14 Im Übrigen weist der Senat darauf hin, dass er die Vorhersehbarkeit wechselnder
Tätigkeitsstätten und die "Möglichkeit", Wegekosten zu mindern, nicht zu
Tatbestandsmerkmalen der in § 9 Abs. 1 Satz 3 Nr. 4 EStG geregelten
Entfernungspauschale erhoben hat. Der Umstand, dass sich der Arbeitnehmer in
unterschiedlicher Weise auf die immer gleichen Wege einstellen und so auf eine
Minderung der Wegekosten etwa durch die Bildung von Fahrgemeinschaften, die
Nutzung öffentlicher Verkehrsmittel und gegebenenfalls sogar durch die
entsprechende Wohnsitznahme hinwirken kann, beschreibt lediglich generalisierend
und typisierend den Regelfall, nach der sich die Regelung des § 9 Abs. 1 Satz 3 Nr. 4
EStG als sachgerechte und folgerichtige Ausnahme vom objektiven Nettoprinzip
erweist. Individuelle Zufälligkeiten und Besonderheiten in der tatsächlichen
Ausgestaltung eines Arbeitsverhältnisses bleiben hierbei unberücksichtigt
(Senatsurteil in BFHE 247, 427, BStBl II 2015, 338). Sie vermögen insbesondere nicht
eine typische betriebsbezogene Innendiensttätigkeit zu einer vorübergehenden
Tätigkeit außerhalb einer regelmäßigen Arbeitsstätte (oder der Wohnung) zu wandeln.

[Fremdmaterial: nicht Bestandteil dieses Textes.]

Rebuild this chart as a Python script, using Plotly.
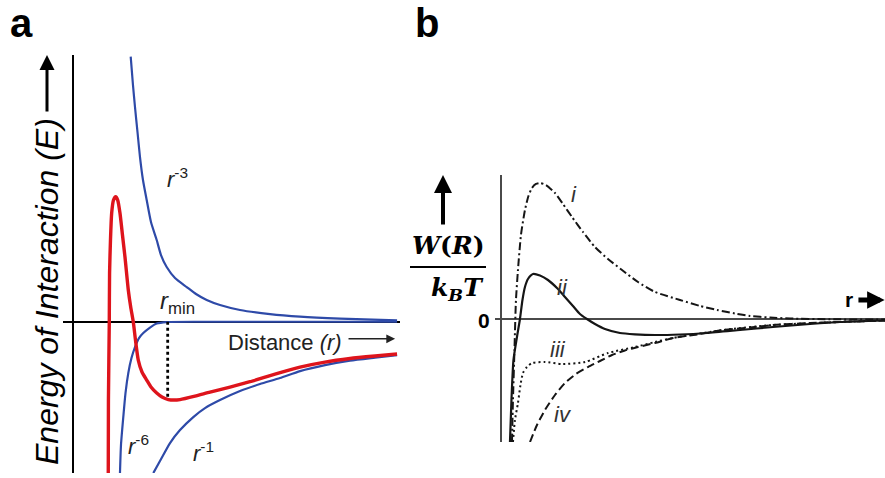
import plotly.graph_objects as go

# ---------------- Panel a data (schematic energy curves) ----------------
red_x = [1.095, 1.10, 1.126, 1.135, 1.163, 1.20, 1.255, 1.323, 1.385, 1.455, 1.532, 1.609,
         1.711, 1.785, 1.865, 1.932, 2.018, 2.132, 2.277, 2.409, 2.585, 2.748, 2.942, 3.117,
         3.302, 3.763, 4.225, 4.84, 5.455, 6.225, 6.994, 7.763, 8.532, 9.302, 9.98]
red_y = [-5.673, -2.936, -0.011, 1.826, 3.063, 4.076, 4.563, 4.687, 4.563, 4.076, 3.251, 2.426,
         1.189, 0.551, -0.011, -0.686, -1.436, -1.886, -2.186, -2.449, -2.674, -2.823, -2.917, -2.936,
         -2.917, -2.786, -2.636, -2.449, -2.249, -1.961, -1.699, -1.511, -1.38, -1.286, -1.211]

r3_x = [1.785, 1.855, 1.917, 1.994, 2.071, 2.163, 2.277, 2.409, 2.585, 2.717, 2.892, 3.148,
        3.508, 3.794, 4.123, 4.532, 5.148, 6.071, 6.994, 8.225, 9.98]
r3_y = [9.936, 8.875, 8.05, 7.113, 6.175, 5.313, 4.563, 3.738, 3.063, 2.501, 2.051, 1.639,
        1.301, 1.039, 0.814, 0.626, 0.439, 0.289, 0.195, 0.12, 0.052]

r6_x = [1.455, 1.486, 1.557, 1.625, 1.711, 1.809, 1.917, 2.04, 2.172, 2.378, 2.585, 2.892,
        3.917, 5.455, 9.98]
r6_y = [-5.673, -4.623, -3.573, -2.673, -1.924, -1.361, -0.949, -0.611, -0.424, -0.217, -0.067,
        -0.011, 0.0, 0.0, 0.0]

r1_x = [2.48, 2.686, 2.994, 3.302, 3.711, 4.071, 4.532, 5.148, 5.763, 6.378, 6.994, 7.763,
        8.532, 9.302, 9.98]
r1_y = [-5.673, -5.223, -4.548, -4.061, -3.573, -3.236, -2.936, -2.598, -2.336, -2.111, -1.849,
        -1.624, -1.455, -1.343, -1.249]

rmin_x = [2.923, 2.923]
rmin_y = [0.0, -2.9]

# ---------------- Panel b data (W(R)/kBT curves) ----------------
i_x = [0.294, 0.32, 0.359, 0.398, 0.45, 0.528, 0.632, 0.723, 0.814, 0.919, 1.023, 1.179, 1.413,
       1.621, 1.856, 2.142, 2.454, 2.792, 3.157, 3.573, 4.016, 4.666, 5.187, 5.629, 6.098, 6.488,
       7.008, 7.529, 8.57, 10.0]
i_y = [-4.271, -2.813, -1.076, 0.66, 1.701, 2.917, 3.785, 4.271, 4.549, 4.688, 4.722, 4.653, 4.375,
       3.993, 3.542, 3.021, 2.5, 2.083, 1.701, 1.285, 0.938, 0.66, 0.451, 0.313, 0.191, 0.104,
       0.052, 0.017, -0.01, -0.017]

ii_x = [0.242, 0.281, 0.333, 0.424, 0.502, 0.567, 0.632, 0.71, 0.841, 1.023, 1.231, 1.465, 1.673,
        1.881, 2.063, 2.245, 2.454, 2.714, 3.104, 3.495, 4.016, 4.666, 5.369, 6.228, 7.086, 8.049,
        8.83, 10.0]
ii_y = [-4.271, -2.813, -1.424, -0.625, 0.0, 0.66, 1.111, 1.389, 1.563, 1.51, 1.354, 1.076, 0.764,
        0.451, 0.174, 0.0, -0.174, -0.347, -0.486, -0.531, -0.556, -0.538, -0.486, -0.382, -0.278,
        -0.174, -0.104, -0.052]

iii_x = [0.32, 0.372, 0.45, 0.515, 0.58, 0.684, 0.814, 1.153, 1.595, 2.194, 2.792, 3.495, 4.016,
         4.484, 5.785, 7.086, 8.83, 10.0]
iii_y = [-4.271, -3.507, -2.917, -2.292, -1.875, -1.667, -1.528, -1.493, -1.563, -1.493, -1.181,
         -0.972, -0.799, -0.66, -0.382, -0.208, -0.104, -0.052]

iv_x = [0.763, 0.945, 1.153, 1.413, 1.673, 1.959, 2.272, 2.584, 2.896, 3.234, 3.573, 4.016, 4.484,
        5.187, 5.785, 6.488, 7.086, 8.049, 8.83, 10.0]
iv_y = [-4.271, -3.681, -3.16, -2.639, -2.222, -1.91, -1.667, -1.458, -1.25, -1.094, -0.972, -0.833,
        -0.66, -0.521, -0.382, -0.295, -0.208, -0.139, -0.104, -0.052]

# ---------------- Layout geometry ----------------
W, H = 885, 478
A_px = (62.6, 400.0, 55.0, 473.0)   # left, right, top, bottom (pixels)
B_px = (494.9, 885.0, 175.0, 442.0)
A_xr, A_yr = [-0.31, 10.07], [-5.67, 10.0]
B_xr, B_yr = [-0.15, 10.0], [-4.271, 5.0]

def dom(px):
    l, r, t, b = px
    return [l / W, r / W], [1 - b / H, 1 - t / H]

ax_dx, ax_dy = dom(A_px)
bx_dx, bx_dy = dom(B_px)

BLUE = "rgb(46,74,168)"
RED = "rgb(222,20,28)"
INK = "#151515"
SANS = "Liberation Sans, Arial, sans-serif"
SERIF = "DejaVu Serif, serif"

fig = go.Figure()

def add(x, y, color, width, dash="solid", ax="a"):
    xa, ya = ("x", "y") if ax == "a" else ("x2", "y2")
    fig.add_trace(go.Scatter(x=x, y=y, mode="lines", xaxis=xa, yaxis=ya,
                             line=dict(color=color, width=width, dash=dash, shape="spline", smoothing=0.6),
                             hoverinfo="skip", showlegend=False))

add(r6_x, r6_y, BLUE, 2.2)
add(r1_x, r1_y, BLUE, 2.2)
add(r3_x, r3_y, BLUE, 2.2)
add(red_x, red_y, RED, 3.4)
fig.add_trace(go.Scatter(x=rmin_x, y=rmin_y, mode="lines", xaxis="x", yaxis="y",
                         line=dict(color="black", width=2.8, dash="3px,3px"),
                         hoverinfo="skip", showlegend=False))

add(i_x, i_y, INK, 2, "8px,3px,2px,3px", "b")
add(ii_x, ii_y, INK, 2.2, "solid", "b")
add(iii_x, iii_y, INK, 2, "2px,3px", "b")
add(iv_x, iv_y, INK, 2, "8px,4px", "b")

hid = dict(showgrid=False, showticklabels=False, ticks="", showline=False)
fig.update_layout(
    width=W, height=H, margin=dict(l=0, r=0, t=0, b=0),
    paper_bgcolor="white", plot_bgcolor="rgba(0,0,0,0)",
    xaxis=dict(domain=ax_dx, range=A_xr, zeroline=True, zerolinecolor="black", zerolinewidth=2, **hid),
    yaxis=dict(domain=ax_dy, range=A_yr, zeroline=True, zerolinecolor="black", zerolinewidth=2, **hid),
    xaxis2=dict(domain=bx_dx, range=B_xr, anchor="y2", zeroline=True, zerolinecolor="#4a4a4a", zerolinewidth=1.5, **hid),
    yaxis2=dict(domain=bx_dy, range=B_yr, anchor="x2", zeroline=True, zerolinecolor="#4a4a4a", zerolinewidth=1.5, **hid),
)

ann = []
def txt(x, y, s, size, ref="a", font=SANS, color="black", **kw):
    xr, yr = ("x", "y") if ref == "a" else ("x2", "y2") if ref == "b" else ("paper", "paper")
    d = dict(x=x, y=y, xref=xr, yref=yr, text=s, showarrow=False,
             xanchor="center", yanchor="middle",
             font=dict(family=font, size=size, color=color))
    d.update(kw)
    ann.append(d)

# panel letters
txt(21 / W, 1.0, "<b>a</b>", 40, ref="p", yanchor="top", borderpad=0)
txt(427 / W, 1.0, "<b>b</b>", 40, ref="p", yanchor="top", borderpad=0)

# panel a labels
txt(3.24, 5.39, "<i>r</i><sup>-3</sup>", 22, color="#222")
txt(3.21, 0.72, "<i>r</i><sub>min</sub>", 24, color="#222")
txt(2.04, -4.63, "<i>r</i><sup>-6</sup>", 22, color="#222")
txt(4.02, -4.89, "<i>r</i><sup>-1</sup>", 22, color="#222")
txt(4.72, -0.76, "Distance <i>(r)</i>", 22, xanchor="left", color="#222")
ann.append(dict(x=9.92, y=-0.64, xref="x", yref="y", ax=8.44, ay=-0.64, axref="x", ayref="y",
                text="", showarrow=True, arrowhead=2, arrowwidth=1.6, arrowsize=1.1, arrowcolor="#222"))
# y label panel a
txt(47 / W, 1 - 292 / H, "<i>Energy of Interaction (E)</i>", 32, ref="p", textangle=-90)
ann.append(dict(x=47 / W, y=1 - 55 / H, xref="paper", yref="paper", ax=0, ay=58,
                text="", showarrow=True, arrowhead=2, arrowwidth=3, arrowsize=1, arrowcolor="black"))

# panel b labels
txt(1.907, 4.31, "<i>i</i>", 22, ref="b", color="#333")
txt(1.6, 1.11, "<i>ii</i>", 22, ref="b", color="#333")
txt(1.49, -1.07, "<i>iii</i>", 22, ref="b", color="#333")
txt(1.62, -3.3, "<i>iv</i>", 22, ref="b", color="#333")
txt(484 / W, 1 - 320 / H, "<b>0</b>", 21, ref="p")
txt(9.06, 0.69, "<b>r</b>", 21, ref="b")
ann.append(dict(x=9.99, y=0.66, xref="x2", yref="y2", ax=9.27, ay=0.66, axref="x2", ayref="y2",
                text="", showarrow=True, arrowhead=2, arrowwidth=5, arrowsize=0.7, arrowcolor="black"))
# y label panel b
ann.append(dict(x=443 / W, y=1 - 175 / H, xref="paper", yref="paper", ax=0, ay=51,
                text="", showarrow=True, arrowhead=2, arrowwidth=4, arrowsize=0.9, arrowcolor="black"))
txt(448 / W, 1 - 246 / H, "<b><i>W</i>(<i>R</i>)</b>", 25, ref="p", font=SERIF)
txt(457 / W, 1 - 289 / H, "<b><i>k<sub>B</sub>T</i></b>", 25, ref="p", font=SERIF)
fig.update_layout(annotations=ann)
fig.add_shape(type="line", xref="paper", yref="paper", x0=410 / W, x1=486 / W,
              y0=1 - 267 / H, y1=1 - 267 / H, line=dict(color="black", width=2))

fig.write_html("out.html")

Demnach sind die streitigen Wegekosten lediglich im Rahmen der
Entfernungspauschale und Mehraufwendungen für Verpflegung gemäß § 9 Abs. 5
Satz 1 EStG i.V.m. § 4 Abs. 5 Satz 1 Nr. 5 Sätze 1 und 2 EStG nicht als
Werbungskosten bei den Einkünften aus nichtselbständiger Arbeit zu berücksichtigen.
15 3. Aus den Senatsentscheidungen vom 8. August 2013 VI R 72/12 (BFHE 242, 358,
BStBl II 2014, 68) und VI R 27/12 (BFH/NV 2014, 308) sowie vom 24. September
2013 VI R 51/12 (BFHE 243, 215, BStBl II 2014, 342) ergibt sich nichts anderes. Zwar
hat der Senat dort entschieden, dass ein Arbeitnehmer, der für ein oder zwei Jahre
(wiederholt) befristet seiner Berufstätigkeit an einer anderen betrieblichen Einrichtung
seines Arbeitgebers nachgeht, und ein Beamter, der von seinem Arbeitgeber für drei
Jahre an eine andere als seine bisherige Tätigkeitsstätte abgeordnet oder versetzt
wird, an den neuen Tätigkeitsorten keine regelmäßigen Arbeitsstätten begründen. Für
den Tatbestand einer regelmäßigen Arbeitsstätte bei einem befristeten oder
Probearbeitsverhältnis lassen sich hieraus jedoch keine Erkenntnisse gewinnen.
Insbesondere rechtfertigen diese Entscheidungen den Schluss des Klägers nicht,
dass bei (bis zu drei Jahren) befristeten Arbeitsverhältnissen oder in der Probezeit
stets keine regelmäßige Arbeitsstätte i.S. von § 9 Abs. 1 Satz 3 Nr. 4 EStG vorliege.
Denn in den Verfahren VI R 27, 51 und 72/12 stand in Streit, ob der Arbeitnehmer
lediglich --unter Beibehaltung seiner bisherigen regelmäßigen Arbeitsstätte--
"vorübergehend" in einer anderen betrieblichen Einrichtung seines Arbeitgebers tätig
wurde oder von Anbeginn dauerhaft an den neuen Beschäftigungsort entsandt worden
ist und dort eine (neue) regelmäßige Arbeitsstätte begründet hat. Ein solcher
Sachverhalt liegt jedoch im Streitfall ersichtlich nicht vor.
16 4. Die Kostenentscheidung folgt aus § 135 Abs. 2 FGO.